The Pipeline Parity Project — a Law School student group whose mission is “to end harassment and discrimination in the legal profession” — called for the boycott in a statement posted to their website on Nov. 12. The statement included an annotated copy of an arbitration agreement that an associate at the firm was forced to sign this year and told law students to avoid the firm until they removed the mandatory agreements.

“Don’t interview with Kirkland & Ellis until they promise to stop making any of their employees—no associate, paralegal, custodian, or contractor—sign these coercive contracts,” the statement reads.

The Pipeline Parity Project also organized protests at the Law School during the contentious Supreme Court nomination of Brett M. Kavanaugh, who taught at the school for roughly a decade. The group called on the school to bar him from teaching and organized a walkout and rally. The school announced in October that the embattled nominee would not return to teach his winter class in January. Kavanaugh was ultimately confirmed to the Court.

In their effort to pressure Kirkland & Ellis to remove mandatory arbitration agreements from associate contracts, the student group relied on a Twitter campaign using the hashtag #DumpKirkland.

Alexandra V. Kohnert-Yount, a second-year Law student and member of the Pipeline Parity Project, said she was “pleasantly surprised” that the firm changed their policy so quickly after the boycott began.

“Never doubt that a week’s worth of tweets can make a big law firm change their 10-year-old policy,” Kohnert-Yount said.

Last April, a group of Law students wrote an open letter calling on the school to ensure that law firms who recruit on campus “protect the rights of their employees” to come forward and seek legal action if they “experience harassment, discrimination, or workplace abuse.”

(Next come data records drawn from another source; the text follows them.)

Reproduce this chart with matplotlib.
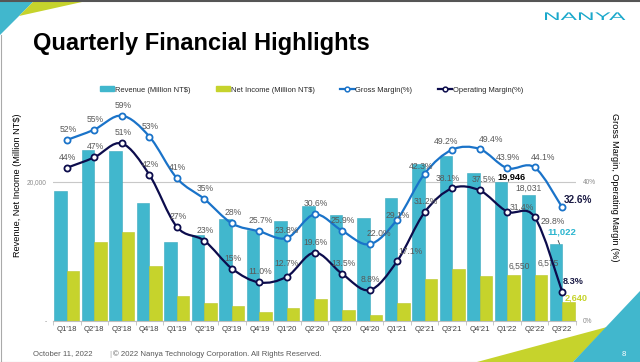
import numpy as np
import matplotlib.pyplot as plt
from matplotlib.path import Path
from matplotlib.patches import PathPatch, Polygon, Patch
from matplotlib.lines import Line2D
from matplotlib.transforms import Affine2D
from matplotlib import patheffects

plt.rcParams['font.family'] = ['Liberation Sans', 'DejaVu Sans']

quarters = ["Q1'18", "Q2'18", "Q3'18", "Q4'18", "Q1'19", "Q2'19", "Q3'19", "Q4'19",
            "Q1'20", "Q2'20", "Q3'20", "Q4'20", "Q1'21", "Q2'21", "Q3'21", "Q4'21",
            "Q1'22", "Q2'22", "Q3'22"]
revenue = [18700, 24500, 24350, 16900, 11300, 12400, 14700, 13100, 14400, 16450,
           15250, 14720, 17700, 22600, 23740, 21300, 19946, 18031, 11022]
net_income = [7200, 11270, 12800, 7900, 3500, 2600, 2150, 1200, 1870, 3150,
              1580, 860, 2600, 6040, 7480, 6380, 6550, 6575, 2640]
gross_margin = [52, 55, 59, 53, 41, 35, 28, 25.7, 23.8, 30.6, 25.9, 22.0, 29.1,
                42.3, 49.2, 49.4, 43.9, 44.1, 32.6]
op_margin = [44, 47, 51, 42, 27, 23, 15, 11.0, 12.7, 19.6, 13.5, 8.8, 17.1,
             31.2, 38.1, 37.5, 31.4, 29.8, 8.3]
gross_labels = ["52%", "55%", "59%", "53%", "41%", "35%", "28%", "25.7%", "23.8%",
                "30.6%", "25.9%", "22.0%", "29.1%", "42.3%", "49.2%", "49.4%",
                "43.9%", "44.1%", "32.6%"]
op_labels = ["44%", "47%", "51%", "42%", "27%", "23%", "15%", "11.0%", "12.7%",
             "19.6%", "13.5%", "8.8%", "17.1%", "31.2%", "38.1%", "37.5%",
             "31.4%", "29.8%", "8.3%"]

CYAN = '#41B7CD'
LIME = '#C6D32C'
BLUE = '#1A73C9'
NAVY = '#0C0C4C'
GREY = '#595959'
PT = 72 / 100  # px -> points

# label offsets in px (dx, dy up) where Excel moved them
gross_off = {8: (0, 7), 11: (9, 10.5), 12: (1, 4), 13: (-4, 7), 14: (-6, 8),
             15: (11, 10), 17: (8, 10.4)}
op_off = {8: (0, 13), 12: (13, 10), 14: (-4, 10), 15: (4, 11), 16: (14.5, 4.4),
          17: (18, -4)}


def fx(px):
    return px / 640


def fy(py):
    return 1 - py / 362


def smooth_path(x, y):
    pts = np.column_stack([x, y]).astype(float)
    n = len(pts)
    verts = [pts[0]]
    codes = [Path.MOVETO]
    for i in range(n - 1):
        p0 = pts[max(i - 1, 0)]
        p1 = pts[i]
        p2 = pts[i + 1]
        p3 = pts[min(i + 2, n - 1)]
        verts += [p1 + (p2 - p0) / 6, p2 - (p3 - p1) / 6, p2]
        codes += [Path.CURVE4] * 3
    return Path(verts, codes)


class StretchX(patheffects.AbstractPathEffect):
    def __init__(self, sx):
        super().__init__()
        self.sx = sx

    def draw_path(self, renderer, gc, tpath, affine, rgbFace=None):
        renderer.draw_path(gc, tpath, Affine2D().scale(self.sx, 1) + affine, rgbFace)


fig = plt.figure(figsize=(6.4, 3.62), dpi=100)

# slide decorations
for pts, col in [([(0, 2), (33, 2), (0, 35)], CYAN),
                 ([(33, 2), (82, 2), (19, 16)], LIME),
                 ([(477, 362), (607, 327), (573, 362)], LIME),
                 ([(573, 362), (640, 291), (640, 362)], CYAN)]:
    fig.add_artist(Polygon([(fx(a), fy(b)) for a, b in pts], closed=True,
                           transform=fig.transFigure, color=col, lw=0))
fig.add_artist(Line2D([0, 1], [fy(1), fy(1)], transform=fig.transFigure, color='#555555', lw=1.5))
fig.add_artist(Line2D([fx(0.5), fx(0.5)], [fy(35), fy(362)], transform=fig.transFigure, color='#AAAAAA', lw=0.8))
fig.add_artist(Line2D([0, 1], [fy(361.5), fy(361.5)], transform=fig.transFigure, color='#AAAAAA', lw=0.8))

fig.text(fx(33), fy(50), "Quarterly Financial Highlights", fontsize=17, fontweight='bold',
         ha='left', va='baseline', color='black')
fig.text(fx(543), fy(20), "NANYA", fontsize=8, color='#1AA8CB', ha='left', va='baseline',
         path_effects=[StretchX(2.2)])
fig.text(fx(33), fy(354), "October 11, 2022", fontsize=5.6, color=GREY, va='center')
fig.text(fx(109), fy(354), "|", fontsize=6, color='#A0A0A0', va='center')
fig.text(fx(113), fy(354), "\u00a9 2022 Nanya Technology Corporation. All Rights Reserved.",
         fontsize=5.6, color=GREY, va='center')
fig.text(fx(624), fy(354), "8", fontsize=5.6, color='white', va='center', ha='center')

ax = fig.add_axes([fx(53), fy(320.7), (576 - 53) / 640, 222.4 / 362])
x = np.arange(len(quarters))
w = 0.455
ax.bar(x - w / 2, revenue, w, color=CYAN, edgecolor='#3AA9BE', lw=0.4, zorder=2)
ax.bar(x + w / 2, net_income, w, color=LIME, edgecolor='#BAC629', lw=0.4, zorder=2)
ax.set_xlim(-0.5, len(quarters) - 0.5)
ax.set_ylim(0, 32000)
ax.set_yticks([0, 20000])
ax.set_yticklabels(["-", "20,000"])
ax.set_xticks(x)
ax.set_xticklabels(quarters)
ax.set_xticks(np.arange(-0.5, len(quarters), 1), minor=True)
ax.tick_params(axis='x', which='major', length=0, pad=3.6, labelsize=5.6, labelcolor='#404040')
ax.tick_params(axis='x', which='minor', length=3, width=0.6, color='#BFBFBF')
ax.tick_params(axis='y', length=0, pad=4.3, labelsize=4.7, labelcolor='#8C8C8C')
ax.grid(axis='y', color='#C8C8C8', lw=0.8)
ax.set_axisbelow(True)
for s in ['top', 'right', 'left']:
    ax.spines[s].set_visible(False)
ax.spines['bottom'].set_color('#BFBFBF')
ax.spines['bottom'].set_linewidth(0.8)

# bar value labels (only the last quarters are labelled)
bar_labels = [(16, -w / 2, revenue, "19,946", (10.5, 4.8), 'black', 'bold'),
              (17, -w / 2, revenue, "18,031", (0, 6.7), GREY, 'normal'),
              (16, w / 2, net_income, "6,550", (6, 8.5), GREY, 'normal'),
              (17, w / 2, net_income, "6,575", (7, 12), GREY, 'normal'),
              (18, w / 2, net_income, "2,640", (8, 4), LIME, 'bold')]
for i, dx, vals, txt, (ox, oy), col, wt in bar_labels:
    ax.annotate(txt, (i + dx, vals[i]), xytext=(ox * PT, oy * PT), textcoords='offset points',
                ha='center', va='center', fontsize=6.6 if wt == 'bold' else 6.2,
                color=col, fontweight=wt, zorder=3)
ax.annotate("11,022", (18 - w / 2 + 0.13, revenue[18]), xytext=(2.7 * PT, 12.3 * PT),
            textcoords='offset points', ha='center', va='center', fontsize=6.8,
            color='#2BB5CF', fontweight='bold',
            arrowprops=dict(arrowstyle='-', color='#404040', lw=0.6, relpos=(0.3, 0),
                            shrinkA=1, shrinkB=0))

ax2 = ax.twinx()
ax2.set_ylim(0, 64)
ax2.set_yticks([0, 40])
ax2.set_yticklabels(["0%", "40%"])
ax2.tick_params(axis='y', length=0, pad=5, labelsize=4.7, labelcolor='#8C8C8C')
for s in ax2.spines.values():
    s.set_visible(False)

for vals, col in [(gross_margin, BLUE), (op_margin, NAVY)]:
    ax2.add_patch(PathPatch(smooth_path(x, vals), fill=False, edgecolor=col, lw=1.6,
                            capstyle='round', zorder=3))
    ax2.plot(x, vals, 'o', ms=4.4, mfc='white', mec=col, mew=1.3, zorder=4)

for vals, labs, offs in [(gross_margin, gross_labels, gross_off), (op_margin, op_labels, op_off)]:
    for i in range(len(quarters) - 1):
        ox, oy = offs.get(i, (1, 10.5))
        ax2.annotate(labs[i], (x[i], vals[i]), xytext=(ox * PT, oy * PT),
                     textcoords='offset points', ha='center', va='center',
                     fontsize=6.2, color=GREY, zorder=5)
ax2.annotate(gross_labels[-1], (x[-1], gross_margin[-1]), xytext=(2 * PT, 7 * PT),
             textcoords='offset points', ha='left', va='center', fontsize=7.2,
             fontweight='bold', color='#1A1A44', zorder=5)
ax2.annotate(op_labels[-1], (x[-1], op_margin[-1]), xytext=(0.5 * PT, 10.5 * PT),
             textcoords='offset points', ha='left', va='center', fontsize=6.6,
             fontweight='bold', color='#1A1A44', zorder=5)

handles = [Patch(color=CYAN), Patch(color=LIME),
           Line2D([], [], color=BLUE, lw=1.6, marker='o', ms=3.4, mfc='white', mew=1.1),
           Line2D([], [], color=NAVY, lw=1.6, marker='o', ms=3.4, mfc='white', mew=1.1)]
labels = ["Revenue (Million NT$)", "Net Income (Million NT$)", "Gross Margin(%)",
          "Operating Margin(%)"]
ax2.legend(handles, labels, loc='center', bbox_to_anchor=(fx(311.5), fy(90)),
           bbox_transform=fig.transFigure, ncol=4, frameon=False, fontsize=5.4,
           handlelength=1.9, handleheight=0.6, handletextpad=0.1, columnspacing=3.4,
           labelcolor='#262626')

fig.text(fx(18), fy(185), "Revenue, Net Income (Million NT$)", rotation=90,
         ha='center', va='center', fontsize=6.6, color='black')
fig.text(fx(615), fy(187), "Gross Margin, Operating Margin (%)", rotation=270,
         ha='center', va='center', fontsize=6.6, color='black')

fig.savefig("out.png", dpi=100)
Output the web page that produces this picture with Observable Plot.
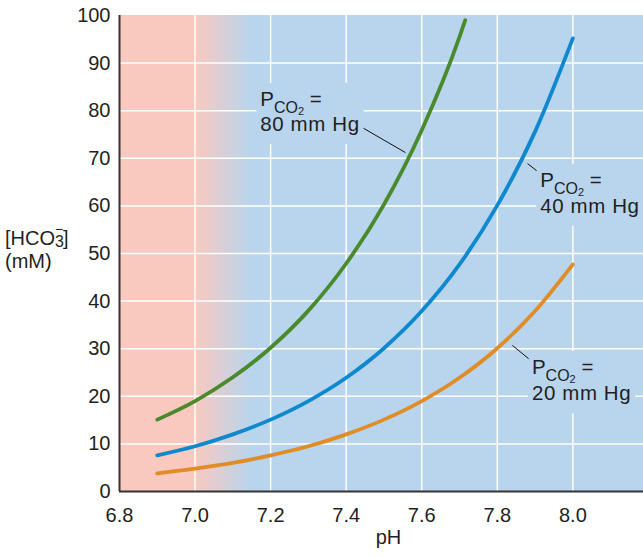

Then in May, Harvard and dozens of other law schools announced that they would require firms that recruit on campus to disclose whether they require summer associates to sign mandatory arbitration agreements or non-disclosure agreements. Those schools then sent a survey to 374 law firms asking whether they require summer associates to sign the agreements; almost half of the firms declined to answer.

Second-year Law student and Pipeline Parity Project member Molly M. E. Coleman said that the Kirkland & Ellis boycott is not the end of the group’s activism on arbitration agreements. Coleman, who helped organize the April letter, said the group is planning to organize protests against other firms with the controversial contract provisions.

“I think that in the next few days there will be more about which ones we plan to target next and which ones we have the most concrete information on,” Coleman said.